A consulting business communications analyst commented, “Trends to watch tied to business, but also to be widely implemented in other sectors:

  • Adoption of graph databases and data standards, taxonomies and ontologies, for example, XBRL, a global framework for exchanging business information; global LEIs [legal entity identifiers] offering standardized legal reference data; and authentication APIs that allow people to manage user identity.
  • Cryptocurrencies in the global-remittance space and central bank digital currencies.
  • Alternatives to credit reporting-based wealth profiles such as Equifax, Experian and TransUnion; plus, the availability of digital doubles and alternate personas.
  • Hyperlocal, data-driven journalism.
  • Exascale graphics processing units (GPUs), quantum networking and quantum computing.”

A technology professional based in North America predicted, “In 2035 the continual rollout of electronic payment and ordering will foster innovations in the delivery of goods and services. It will lower costs and increase competition while raising flexibility in employment and other markets. It will be hindered by poor security, theft of financial assets and slow-moving government initiatives.”

Melissa R. Michelson, professor of political science and dean at Menlo College, shared this scenario: “It’s 2035, and it’s time for the annual meeting. Before the pandemic, folks flew in from around the world to attend – allowing for the benefits of a face-to-face gathering, but with significant impacts on the climate due to the use of fossil fuel-based transportation. During the pandemic, meetings were held virtually, mostly via Zoom, but this was unsatisfactory. Folks had issues with their connections, and Zoom fatigue made meetings tiresome. Aside from formal sessions, there were few and dissatisfying ways to network informally as had previously taken place in hallways, at receptions and at meals.

“In a new and improved digital world in 2035, we will have found a way to gather to change ideas and conduct business virtually in ways that are engaging and that allow folks to make new connections and socialize.
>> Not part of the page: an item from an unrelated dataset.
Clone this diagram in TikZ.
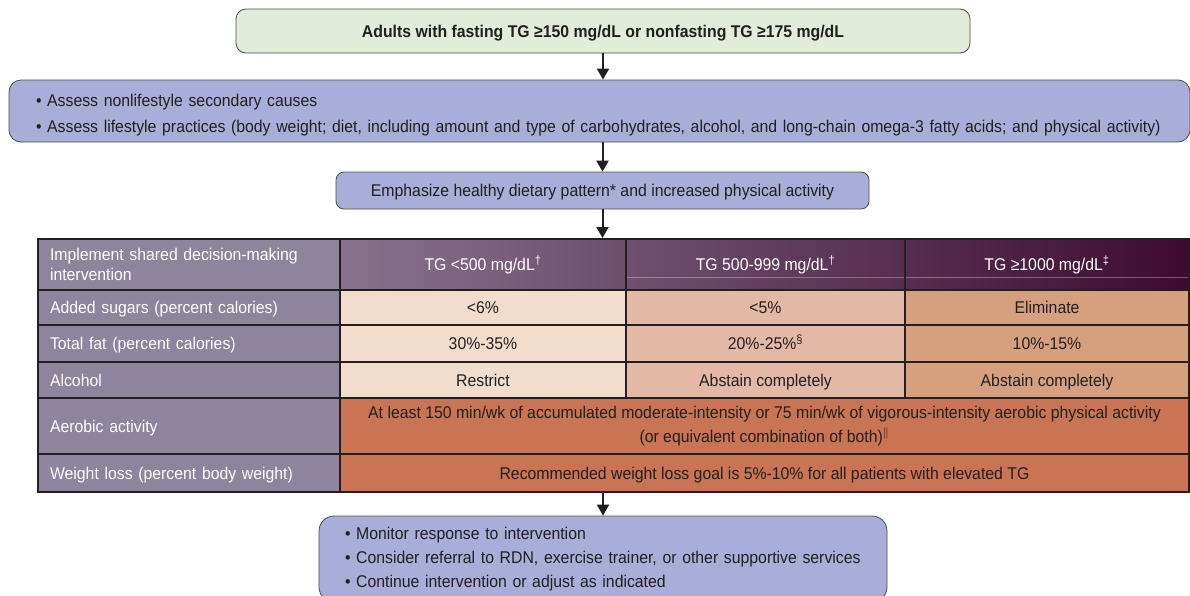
\documentclass[tikz,border=0pt]{standalone}
\usepackage{fontspec}
\setmainfont[FakeStretch=0.93]{Liberation Sans}
\usetikzlibrary{arrows.meta,positioning,calc}

\definecolor{ink}{HTML}{231F20}
\definecolor{startfill}{HTML}{E2ECDA}
\definecolor{stepfill}{HTML}{A8AED7}
\definecolor{labfill}{HTML}{8F849D}
\definecolor{lowfill}{HTML}{F2DDCD}
\definecolor{midfill}{HTML}{E3B9A6}
\definecolor{highfill}{HTML}{D6A07F}
\definecolor{allfill}{HTML}{C97452}
\definecolor{hdleft}{HTML}{87738D}
\definecolor{hdright}{HTML}{3E0B30}

\begin{document}
\begin{tikzpicture}[x=1pt, y=-1pt,
  font=\fontsize{17}{20}\selectfont, text=ink,
  box/.style={draw=black!70, line width=0.8pt, rounded corners=10pt, fill=stepfill},
  arr/.style={-{Triangle[width=12pt,length=11pt]}, line width=2pt, draw=ink},
  cell/.style={draw=ink, line width=2pt, anchor=north west, inner sep=0pt, align=center,
    text height=12pt, text depth=0pt},
  lab/.style={cell, fill=labfill, text=white, align=left, inner xsep=12pt, text width=278pt},
  twolines/.style={text height=, text depth=},
]
\useasboundingbox (0,0) rectangle (1190,595);

% flow boxes
\node[box, fill=startfill, font=\fontsize{17}{20}\selectfont\bfseries, text height=12pt, text depth=0pt,
  minimum width=734pt, minimum height=44pt] (adults) at (603,31)
  {Adults with fasting TG ≥150 mg/dL or nonfasting TG ≥175 mg/dL};
\node[box, rounded corners=12pt, align=left, text width=1127pt, inner xsep=27pt,
  minimum height=62pt, font=\fontsize{17}{26}\selectfont] (assess) at (599.5,111)
  {\rule{0pt}{20pt}• Assess nonlifestyle secondary causes\\
   \mbox{• Assess lifestyle practices (body weight; diet, including amount and type of carbohydrates, alcohol, and long-chain omega-3 fatty acids; and physical activity)}};
\node[box, rounded corners=8pt, text height=12pt, text depth=0pt,
  minimum width=533pt, minimum height=37pt] (emph) at (602.5,190.5)
  {Emphasize healthy dietary pattern* and increased physical activity};

% table
\shade[left color=hdleft, right color=hdright] (339,238) rectangle (1188,289);
\draw[white, opacity=0.3, line width=0.6pt] (625,277) -- (1188,277);
\node[lab, twolines, minimum height=51pt, font=\fontsize{17}{20}\selectfont] (hdlab) at (37,238)
  {Implement shared decision-making\\intervention};
\node[cell, text=white, minimum width=286pt, minimum height=51pt] (tglow) at (339,238) {TG <500 mg/dL\textsuperscript{†}};
\node[cell, text=white, minimum width=279pt, minimum height=51pt] (tgmid) at (625,238) {TG 500-999 mg/dL\textsuperscript{†}};
\node[cell, text=white, minimum width=284pt, minimum height=51pt] (tghigh) at (904,238) {TG ≥1000 mg/dL\textsuperscript{‡}};

\node[lab, minimum height=35pt] (sugar) at (37,289) {Added sugars (percent calories)};
\node[cell, fill=lowfill, minimum width=286pt, minimum height=35pt] (sugarlow) at (339,289) {<6\%};
\node[cell, fill=midfill, minimum width=279pt, minimum height=35pt] (sugarmid) at (625,289) {<5\%};
\node[cell, fill=highfill, minimum width=284pt, minimum height=35pt] (sugarhigh) at (904,289) {Eliminate};

\node[lab, minimum height=37pt] (fat) at (37,324) {Total fat (percent calories)};
\node[cell, fill=lowfill, minimum width=286pt, minimum height=37pt] (fatlow) at (339,324) {30\%-35\%};
\node[cell, fill=midfill, minimum width=279pt, minimum height=37pt] (fatmid) at (625,324) {20\%-25\%\textsuperscript{§}};
\node[cell, fill=highfill, minimum width=284pt, minimum height=37pt] (fathigh) at (904,324) {10\%-15\%};

\node[lab, minimum height=36pt] (alc) at (37,361) {Alcohol};
\node[cell, fill=lowfill, minimum width=286pt, minimum height=36pt] (alclow) at (339,361) {Restrict};
\node[cell, fill=midfill, minimum width=279pt, minimum height=36pt] (alcmid) at (625,361) {Abstain completely};
\node[cell, fill=highfill, minimum width=284pt, minimum height=36pt] (alchigh) at (904,361) {Abstain completely};

\node[lab, minimum height=56pt] (aero) at (37,397) {Aerobic activity};
\node[cell, twolines, fill=allfill, minimum width=849pt, minimum height=56pt, font=\fontsize{17}{24}\selectfont] (aeroall) at (339,397)
  {At least 150 min/wk of accumulated moderate-intensity or 75 min/wk of vigorous-intensity aerobic physical activity\\
   (or equivalent combination of both)\textsuperscript{$\|$}};

\node[lab, minimum height=38pt] (wl) at (37,453) {Weight loss (percent body weight)};
\node[cell, fill=allfill, minimum width=849pt, minimum height=38pt] (wlall) at (339,453)
  {Recommended weight loss goal is 5\%-10\% for all patients with elevated TG};

\node[box, rounded corners=15pt, align=left, text width=516pt, inner xsep=26pt,
  minimum height=86pt, font=\fontsize{17}{24}\selectfont] (monitor) at (603,559)
  {• Monitor response to intervention\\
   • Consider referral to RDN, exercise trainer, or other supportive services\\
   • Continue intervention or adjust as indicated};

% arrows
\draw[arr] (adults.south) -- (adults.south |- assess.north);
\draw[arr] (emph.south |- assess.south) -- (emph.north);
\draw[arr] (emph.south) -- (emph.south |- tglow.north);
\draw[arr] (monitor.north |- wlall.south) -- (monitor.north);
\end{tikzpicture}
\end{document}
Now that digital meetings are so productive and enjoyable, we’re able to move forward in our professional lives without burning fossil fuels or negatively impacting the planet. And we can sleep in our own beds at night.”

Amy Sample Ward, CEO of the Nonprofit Technology Enterprise Network, said, “I would love to see digital tools enabling accessibility in a diverse way through everyday life. Digital wallets via devices that are affordable and accessible used for ease, as well as a way to navigate around physical disabilities that could make carrying a wallet or getting out cash or credit cards difficult. Options to navigate a customer service situation like going to the post office, buying dog food, or shopping for new shoes via devices as desired for folks with diverse challenges with waiting in line, carrying heavy items, handling loud or overwhelming situations, or otherwise to make the experience more efficient. Even a general acceptance that digital forms of participation are equal to (and not a lesser or additional request) non-digital participation, from work to education to social life.”

Amy Gonzales, an associate professor of communication and information technologies at the University of California-Santa Barbara, wrote, “Ensuring that job searches, education, health care and other everyday activities do not require that people have access to the internet will be important to mitigate inequalities caused by widespread ICT adoption.

“We must create and protect information redundancies (i.e., use both ‘paper’ AND ‘plastic’); a new and improved digital realm should still also retain many of the organizational processes of a non-digital realm. Unlike many other information innovations widely adopted over the past 100 years (phones, radios, televisions), the upkeep costs of digital computing are much higher. Thus, we must not assume persistent digital access for all, especially not expecting that everyone can accomplish activities that require a large screen or substantial amounts of data.”